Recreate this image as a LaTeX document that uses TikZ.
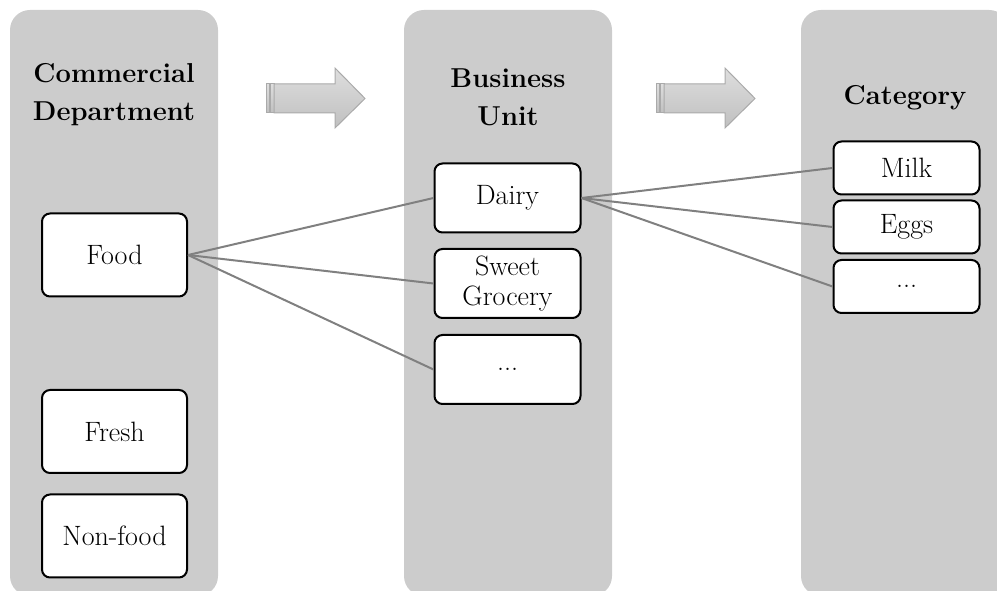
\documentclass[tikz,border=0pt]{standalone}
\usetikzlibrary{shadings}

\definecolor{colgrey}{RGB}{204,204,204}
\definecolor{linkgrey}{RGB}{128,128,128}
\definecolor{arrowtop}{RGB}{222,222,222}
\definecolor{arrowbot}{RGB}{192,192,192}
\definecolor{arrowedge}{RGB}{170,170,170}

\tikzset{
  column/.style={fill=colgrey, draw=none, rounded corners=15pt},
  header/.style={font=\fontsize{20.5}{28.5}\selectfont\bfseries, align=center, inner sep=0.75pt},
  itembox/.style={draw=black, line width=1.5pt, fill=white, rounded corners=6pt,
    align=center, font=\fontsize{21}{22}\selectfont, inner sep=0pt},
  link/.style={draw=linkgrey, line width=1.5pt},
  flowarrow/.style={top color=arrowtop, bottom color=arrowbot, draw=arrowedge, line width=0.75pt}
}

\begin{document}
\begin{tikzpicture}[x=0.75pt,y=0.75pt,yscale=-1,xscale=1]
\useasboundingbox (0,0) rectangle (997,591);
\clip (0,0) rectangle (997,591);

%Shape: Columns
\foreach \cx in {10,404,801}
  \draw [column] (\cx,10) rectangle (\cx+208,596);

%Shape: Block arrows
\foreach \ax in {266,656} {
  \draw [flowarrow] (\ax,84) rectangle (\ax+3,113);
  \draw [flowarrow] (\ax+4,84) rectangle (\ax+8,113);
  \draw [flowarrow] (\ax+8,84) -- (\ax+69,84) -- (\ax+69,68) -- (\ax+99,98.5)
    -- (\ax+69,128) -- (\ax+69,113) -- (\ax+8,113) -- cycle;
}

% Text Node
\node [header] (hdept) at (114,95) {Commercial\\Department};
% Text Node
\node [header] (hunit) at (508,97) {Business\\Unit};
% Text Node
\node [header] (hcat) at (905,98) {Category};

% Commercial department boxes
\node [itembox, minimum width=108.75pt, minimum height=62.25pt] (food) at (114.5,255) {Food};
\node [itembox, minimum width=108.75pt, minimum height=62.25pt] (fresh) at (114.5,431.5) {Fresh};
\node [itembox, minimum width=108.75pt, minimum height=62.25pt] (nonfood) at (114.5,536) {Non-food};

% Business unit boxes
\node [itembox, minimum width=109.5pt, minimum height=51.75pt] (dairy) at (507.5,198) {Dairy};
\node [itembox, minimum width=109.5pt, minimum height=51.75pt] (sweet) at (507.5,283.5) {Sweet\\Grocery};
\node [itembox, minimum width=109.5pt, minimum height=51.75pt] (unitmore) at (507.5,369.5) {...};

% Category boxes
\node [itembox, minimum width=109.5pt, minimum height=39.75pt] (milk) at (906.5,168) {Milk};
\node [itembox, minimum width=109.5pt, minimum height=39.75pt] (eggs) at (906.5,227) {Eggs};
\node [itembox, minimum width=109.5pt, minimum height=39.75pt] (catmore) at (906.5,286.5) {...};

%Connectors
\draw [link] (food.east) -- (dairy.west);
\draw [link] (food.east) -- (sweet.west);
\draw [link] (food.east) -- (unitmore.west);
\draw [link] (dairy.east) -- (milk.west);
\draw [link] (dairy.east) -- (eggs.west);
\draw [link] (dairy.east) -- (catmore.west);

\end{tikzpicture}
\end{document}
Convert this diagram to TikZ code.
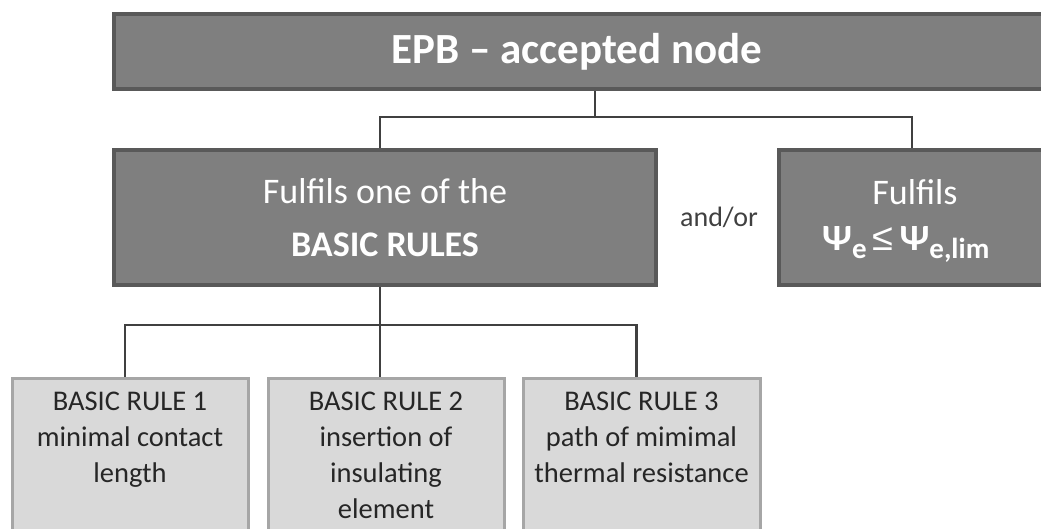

▶ _EXERCISE DIRECTIONS_
Repeat verbatim all the material, but not the pictures.

▶ _OUTPUT BELOW_
Recreate this image as a LaTeX document that uses TikZ.
\documentclass[tikz,border=0pt]{standalone}
\usetikzlibrary{shadings}

\definecolor{colgrey}{RGB}{204,204,204}
\definecolor{linkgrey}{RGB}{128,128,128}
\definecolor{arrowtop}{RGB}{222,222,222}
\definecolor{arrowbot}{RGB}{192,192,192}
\definecolor{arrowedge}{RGB}{170,170,170}

\tikzset{
  column/.style={fill=colgrey, draw=none, rounded corners=15pt},
  header/.style={font=\fontsize{20.5}{28.5}\selectfont\bfseries, align=center, inner sep=0.75pt},
  itembox/.style={draw=black, line width=1.5pt, fill=white, rounded corners=6pt,
    align=center, font=\fontsize{21}{22}\selectfont, inner sep=0pt},
  link/.style={draw=linkgrey, line width=1.5pt},
  flowarrow/.style={top color=arrowtop, bottom color=arrowbot, draw=arrowedge, line width=0.75pt}
}

\begin{document}
\begin{tikzpicture}[x=0.75pt,y=0.75pt,yscale=-1,xscale=1]
\useasboundingbox (0,0) rectangle (997,591);
\clip (0,0) rectangle (997,591);

%Shape: Columns
\foreach \cx in {10,404,801}
  \draw [column] (\cx,10) rectangle (\cx+208,596);

%Shape: Block arrows
\foreach \ax in {266,656} {
  \draw [flowarrow] (\ax,84) rectangle (\ax+3,113);
  \draw [flowarrow] (\ax+4,84) rectangle (\ax+8,113);
  \draw [flowarrow] (\ax+8,84) -- (\ax+69,84) -- (\ax+69,68) -- (\ax+99,98.5)
    -- (\ax+69,128) -- (\ax+69,113) -- (\ax+8,113) -- cycle;
}

% Text Node
\node [header] (hdept) at (114,95) {Commercial\\Department};
% Text Node
\node [header] (hunit) at (508,97) {Business\\Unit};
% Text Node
\node [header] (hcat) at (905,98) {Category};

% Commercial department boxes
\node [itembox, minimum width=108.75pt, minimum height=62.25pt] (food) at (114.5,255) {Food};
\node [itembox, minimum width=108.75pt, minimum height=62.25pt] (fresh) at (114.5,431.5) {Fresh};
\node [itembox, minimum width=108.75pt, minimum height=62.25pt] (nonfood) at (114.5,536) {Non-food};

% Business unit boxes
\node [itembox, minimum width=109.5pt, minimum height=51.75pt] (dairy) at (507.5,198) {Dairy};
\node [itembox, minimum width=109.5pt, minimum height=51.75pt] (sweet) at (507.5,283.5) {Sweet\\Grocery};
\node [itembox, minimum width=109.5pt, minimum height=51.75pt] (unitmore) at (507.5,369.5) {...};

% Category boxes
\node [itembox, minimum width=109.5pt, minimum height=39.75pt] (milk) at (906.5,168) {Milk};
\node [itembox, minimum width=109.5pt, minimum height=39.75pt] (eggs) at (906.5,227) {Eggs};
\node [itembox, minimum width=109.5pt, minimum height=39.75pt] (catmore) at (906.5,286.5) {...};

%Connectors
\draw [link] (food.east) -- (dairy.west);
\draw [link] (food.east) -- (sweet.west);
\draw [link] (food.east) -- (unitmore.west);
\draw [link] (dairy.east) -- (milk.west);
\draw [link] (dairy.east) -- (eggs.west);
\draw [link] (dairy.east) -- (catmore.west);

\end{tikzpicture}
\end{document}
Convert this diagram to TikZ code.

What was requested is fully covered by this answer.